What to work on: Skip the pictures. Set down, word for word, the lines from the start of the material up to and including the line with "Chart.defaults.color = '#000';".

Data extract:

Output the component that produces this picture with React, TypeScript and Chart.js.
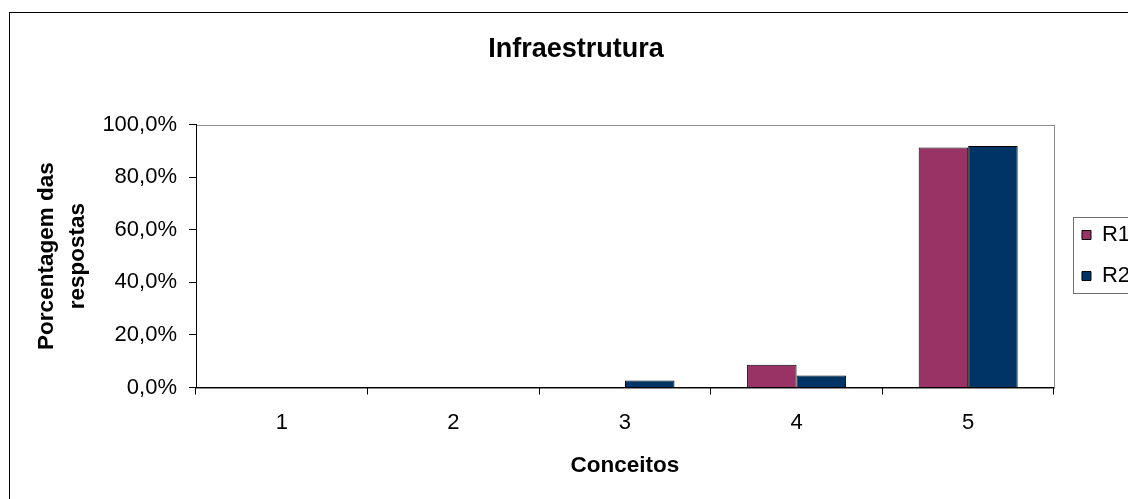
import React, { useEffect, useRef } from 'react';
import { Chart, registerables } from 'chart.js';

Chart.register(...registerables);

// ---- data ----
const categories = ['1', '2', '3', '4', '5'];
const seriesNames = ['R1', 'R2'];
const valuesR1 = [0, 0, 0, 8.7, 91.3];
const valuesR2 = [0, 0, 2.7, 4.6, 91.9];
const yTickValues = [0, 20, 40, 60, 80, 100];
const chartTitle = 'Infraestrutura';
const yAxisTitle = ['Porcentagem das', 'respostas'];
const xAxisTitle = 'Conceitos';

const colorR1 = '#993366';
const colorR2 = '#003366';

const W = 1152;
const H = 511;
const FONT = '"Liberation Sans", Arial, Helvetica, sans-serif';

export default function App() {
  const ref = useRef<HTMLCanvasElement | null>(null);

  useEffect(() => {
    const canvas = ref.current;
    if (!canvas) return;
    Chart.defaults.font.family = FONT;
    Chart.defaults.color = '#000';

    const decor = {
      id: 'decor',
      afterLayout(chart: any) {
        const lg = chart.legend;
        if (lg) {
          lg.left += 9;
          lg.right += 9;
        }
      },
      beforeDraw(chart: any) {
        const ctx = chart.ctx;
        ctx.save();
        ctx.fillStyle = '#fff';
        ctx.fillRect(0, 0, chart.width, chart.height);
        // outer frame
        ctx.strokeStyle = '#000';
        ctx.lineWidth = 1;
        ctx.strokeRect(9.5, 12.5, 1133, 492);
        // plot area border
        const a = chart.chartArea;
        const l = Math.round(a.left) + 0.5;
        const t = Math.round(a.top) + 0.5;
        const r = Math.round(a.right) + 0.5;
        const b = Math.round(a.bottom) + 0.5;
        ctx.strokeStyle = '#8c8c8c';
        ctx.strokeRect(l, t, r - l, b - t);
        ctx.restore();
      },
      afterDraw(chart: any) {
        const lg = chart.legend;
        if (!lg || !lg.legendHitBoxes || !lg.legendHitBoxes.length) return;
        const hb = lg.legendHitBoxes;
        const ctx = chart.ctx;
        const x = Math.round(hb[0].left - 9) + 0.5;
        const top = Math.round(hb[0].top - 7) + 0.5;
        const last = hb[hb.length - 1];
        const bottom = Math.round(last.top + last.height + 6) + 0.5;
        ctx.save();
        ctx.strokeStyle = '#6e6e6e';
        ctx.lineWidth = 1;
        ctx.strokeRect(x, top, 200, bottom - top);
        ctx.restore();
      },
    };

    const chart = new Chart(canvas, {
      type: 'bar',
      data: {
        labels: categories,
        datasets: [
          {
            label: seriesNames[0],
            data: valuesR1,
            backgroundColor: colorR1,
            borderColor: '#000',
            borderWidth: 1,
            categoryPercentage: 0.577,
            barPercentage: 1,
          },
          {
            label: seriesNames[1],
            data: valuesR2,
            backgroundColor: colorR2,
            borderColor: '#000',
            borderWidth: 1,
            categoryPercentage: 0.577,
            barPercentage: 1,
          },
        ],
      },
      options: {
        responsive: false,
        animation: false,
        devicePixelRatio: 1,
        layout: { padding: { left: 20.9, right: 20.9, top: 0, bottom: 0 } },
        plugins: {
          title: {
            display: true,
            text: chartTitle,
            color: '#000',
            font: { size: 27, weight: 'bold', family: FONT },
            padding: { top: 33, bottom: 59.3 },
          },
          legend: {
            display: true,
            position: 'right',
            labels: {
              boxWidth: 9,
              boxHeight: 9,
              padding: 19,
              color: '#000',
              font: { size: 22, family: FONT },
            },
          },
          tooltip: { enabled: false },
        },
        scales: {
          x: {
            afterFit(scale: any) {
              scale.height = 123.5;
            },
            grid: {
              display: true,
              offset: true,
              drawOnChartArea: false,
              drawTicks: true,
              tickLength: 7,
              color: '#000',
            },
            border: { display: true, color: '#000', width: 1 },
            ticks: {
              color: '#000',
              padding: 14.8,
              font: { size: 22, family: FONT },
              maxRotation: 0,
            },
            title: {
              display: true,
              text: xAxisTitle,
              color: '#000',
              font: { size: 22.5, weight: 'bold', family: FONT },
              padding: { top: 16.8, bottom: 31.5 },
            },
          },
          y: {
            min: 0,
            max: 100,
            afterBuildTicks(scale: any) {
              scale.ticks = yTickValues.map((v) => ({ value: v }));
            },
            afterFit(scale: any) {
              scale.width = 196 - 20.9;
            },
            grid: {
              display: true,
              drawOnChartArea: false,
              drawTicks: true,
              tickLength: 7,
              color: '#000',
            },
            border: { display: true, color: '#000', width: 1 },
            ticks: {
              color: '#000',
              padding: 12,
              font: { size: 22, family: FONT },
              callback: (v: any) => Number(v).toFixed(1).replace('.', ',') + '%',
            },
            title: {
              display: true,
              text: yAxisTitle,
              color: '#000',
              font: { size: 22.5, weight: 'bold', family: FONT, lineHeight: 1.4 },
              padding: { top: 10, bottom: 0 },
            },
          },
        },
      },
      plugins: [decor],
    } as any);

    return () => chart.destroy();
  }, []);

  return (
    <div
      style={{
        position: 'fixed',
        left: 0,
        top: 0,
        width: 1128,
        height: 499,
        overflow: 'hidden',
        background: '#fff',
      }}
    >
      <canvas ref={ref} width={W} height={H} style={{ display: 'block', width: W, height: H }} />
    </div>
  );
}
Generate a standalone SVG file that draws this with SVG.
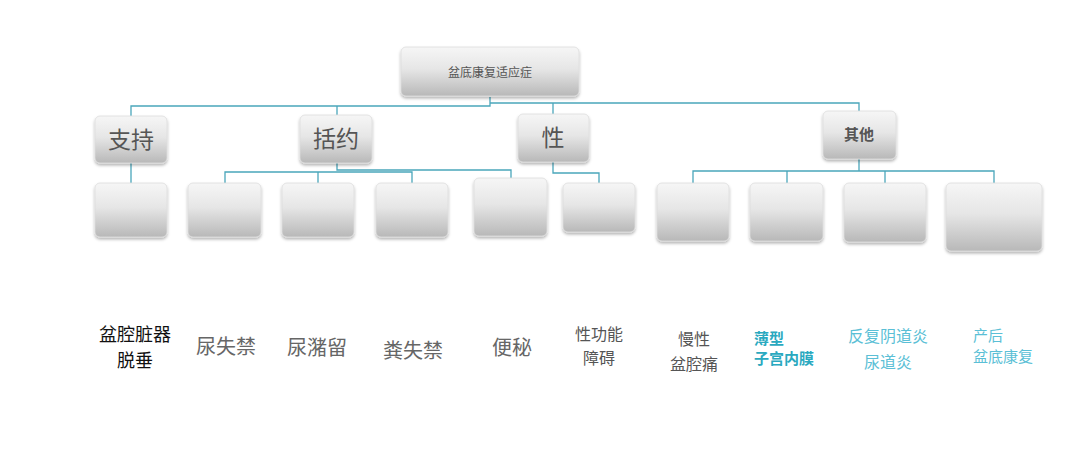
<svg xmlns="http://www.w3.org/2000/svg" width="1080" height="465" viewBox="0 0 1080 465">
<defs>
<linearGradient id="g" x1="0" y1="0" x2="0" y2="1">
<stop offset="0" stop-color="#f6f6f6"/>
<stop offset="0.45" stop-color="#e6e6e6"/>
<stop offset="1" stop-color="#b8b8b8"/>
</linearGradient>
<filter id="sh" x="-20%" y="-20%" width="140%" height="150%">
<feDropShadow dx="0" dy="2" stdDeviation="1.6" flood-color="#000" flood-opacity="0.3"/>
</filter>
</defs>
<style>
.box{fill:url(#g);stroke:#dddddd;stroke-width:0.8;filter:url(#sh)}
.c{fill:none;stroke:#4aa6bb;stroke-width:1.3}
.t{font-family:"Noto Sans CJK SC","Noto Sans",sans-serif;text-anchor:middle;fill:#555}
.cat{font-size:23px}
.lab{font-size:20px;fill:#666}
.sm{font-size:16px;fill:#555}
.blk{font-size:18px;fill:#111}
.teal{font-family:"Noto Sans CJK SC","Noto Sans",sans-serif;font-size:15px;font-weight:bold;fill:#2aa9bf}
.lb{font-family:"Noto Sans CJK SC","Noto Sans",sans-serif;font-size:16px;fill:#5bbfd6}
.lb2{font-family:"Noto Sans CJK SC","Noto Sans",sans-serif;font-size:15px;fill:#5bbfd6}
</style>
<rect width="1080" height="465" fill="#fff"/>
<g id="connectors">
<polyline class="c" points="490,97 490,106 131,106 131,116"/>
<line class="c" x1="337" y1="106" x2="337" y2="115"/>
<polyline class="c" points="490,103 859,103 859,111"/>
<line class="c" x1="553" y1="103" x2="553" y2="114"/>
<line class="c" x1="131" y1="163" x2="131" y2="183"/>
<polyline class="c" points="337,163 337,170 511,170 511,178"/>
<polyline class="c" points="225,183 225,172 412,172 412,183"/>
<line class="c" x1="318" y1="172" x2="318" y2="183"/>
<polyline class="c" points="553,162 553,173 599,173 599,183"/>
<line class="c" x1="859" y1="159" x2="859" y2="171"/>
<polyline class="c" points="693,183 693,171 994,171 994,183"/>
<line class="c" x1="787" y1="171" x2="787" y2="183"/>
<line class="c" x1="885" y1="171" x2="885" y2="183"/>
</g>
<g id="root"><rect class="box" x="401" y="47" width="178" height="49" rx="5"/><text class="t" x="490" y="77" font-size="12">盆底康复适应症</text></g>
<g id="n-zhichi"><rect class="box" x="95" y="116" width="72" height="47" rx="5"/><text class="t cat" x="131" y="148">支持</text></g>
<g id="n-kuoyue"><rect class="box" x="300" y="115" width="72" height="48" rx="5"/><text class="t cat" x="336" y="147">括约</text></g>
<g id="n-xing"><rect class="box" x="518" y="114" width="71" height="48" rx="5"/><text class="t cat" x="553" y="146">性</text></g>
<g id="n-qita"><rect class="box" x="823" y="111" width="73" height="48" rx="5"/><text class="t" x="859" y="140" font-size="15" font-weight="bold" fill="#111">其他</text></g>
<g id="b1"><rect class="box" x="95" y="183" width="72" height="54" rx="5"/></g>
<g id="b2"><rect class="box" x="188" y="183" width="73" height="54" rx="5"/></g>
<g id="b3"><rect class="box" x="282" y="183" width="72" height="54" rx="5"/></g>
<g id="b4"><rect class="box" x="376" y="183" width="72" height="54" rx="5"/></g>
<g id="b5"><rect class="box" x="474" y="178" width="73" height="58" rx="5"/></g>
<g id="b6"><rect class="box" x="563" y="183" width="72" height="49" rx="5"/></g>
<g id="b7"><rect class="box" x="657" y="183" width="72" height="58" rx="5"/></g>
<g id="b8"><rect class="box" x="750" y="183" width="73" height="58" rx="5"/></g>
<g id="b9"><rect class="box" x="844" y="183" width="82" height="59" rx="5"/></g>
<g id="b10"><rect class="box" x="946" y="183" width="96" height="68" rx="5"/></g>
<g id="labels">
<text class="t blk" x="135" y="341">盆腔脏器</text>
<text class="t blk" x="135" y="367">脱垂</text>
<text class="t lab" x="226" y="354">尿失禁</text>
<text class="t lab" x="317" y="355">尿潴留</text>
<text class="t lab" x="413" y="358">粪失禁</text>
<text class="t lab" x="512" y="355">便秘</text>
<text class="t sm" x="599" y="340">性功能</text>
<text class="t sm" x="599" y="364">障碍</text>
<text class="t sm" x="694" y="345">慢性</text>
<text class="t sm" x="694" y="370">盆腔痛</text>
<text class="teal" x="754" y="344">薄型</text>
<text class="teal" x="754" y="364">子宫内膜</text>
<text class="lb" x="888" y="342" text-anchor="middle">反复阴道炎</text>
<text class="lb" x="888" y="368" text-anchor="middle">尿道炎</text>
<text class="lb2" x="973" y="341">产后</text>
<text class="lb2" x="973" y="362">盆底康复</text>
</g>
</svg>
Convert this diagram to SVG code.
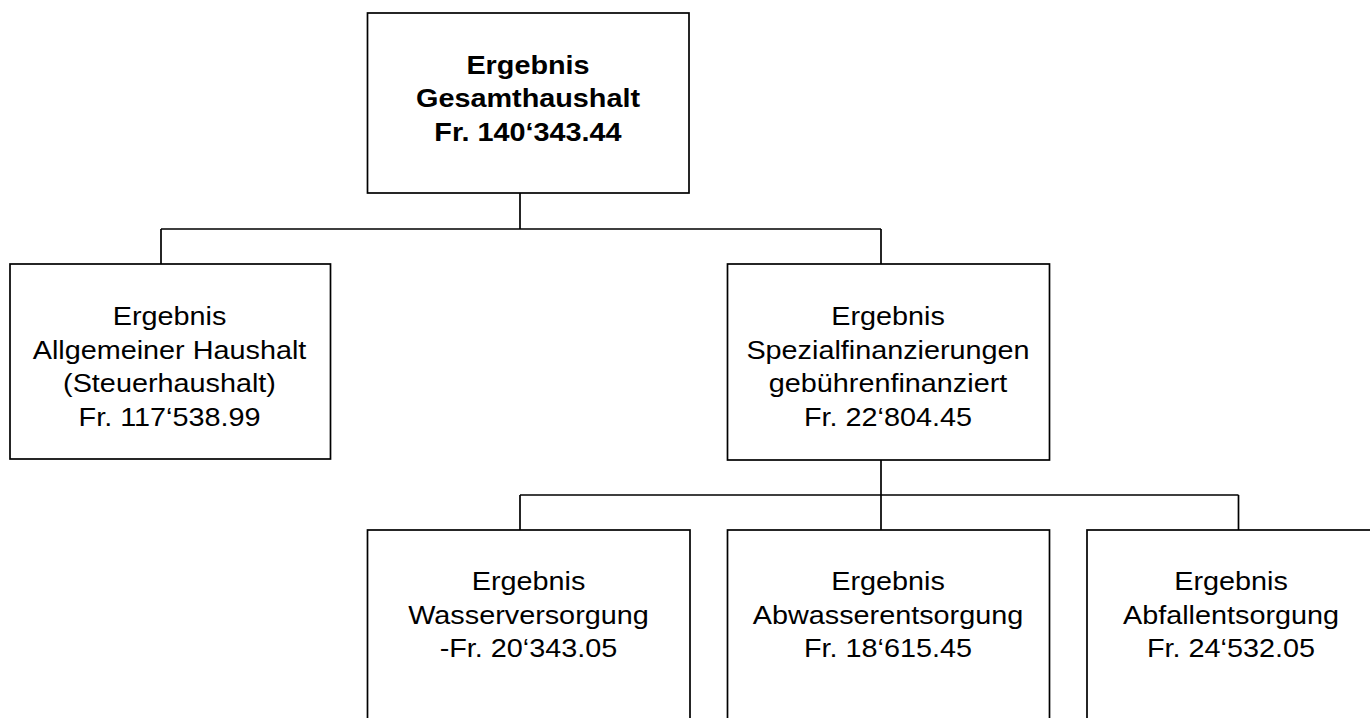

Written solution:
Output the component that produces this picture with React, TypeScript and Chart.js.
import React, { useEffect, useRef } from 'react';
import { Chart, registerables } from 'chart.js';

Chart.register(...registerables);

// ---- data ----
const categories = ['1', '2', '3', '4', '5'];
const seriesNames = ['R1', 'R2'];
const valuesR1 = [0, 0, 0, 8.7, 91.3];
const valuesR2 = [0, 0, 2.7, 4.6, 91.9];
const yTickValues = [0, 20, 40, 60, 80, 100];
const chartTitle = 'Infraestrutura';
const yAxisTitle = ['Porcentagem das', 'respostas'];
const xAxisTitle = 'Conceitos';

const colorR1 = '#993366';
const colorR2 = '#003366';

const W = 1152;
const H = 511;
const FONT = '"Liberation Sans", Arial, Helvetica, sans-serif';

export default function App() {
  const ref = useRef<HTMLCanvasElement | null>(null);

  useEffect(() => {
    const canvas = ref.current;
    if (!canvas) return;
    Chart.defaults.font.family = FONT;
    Chart.defaults.color = '#000';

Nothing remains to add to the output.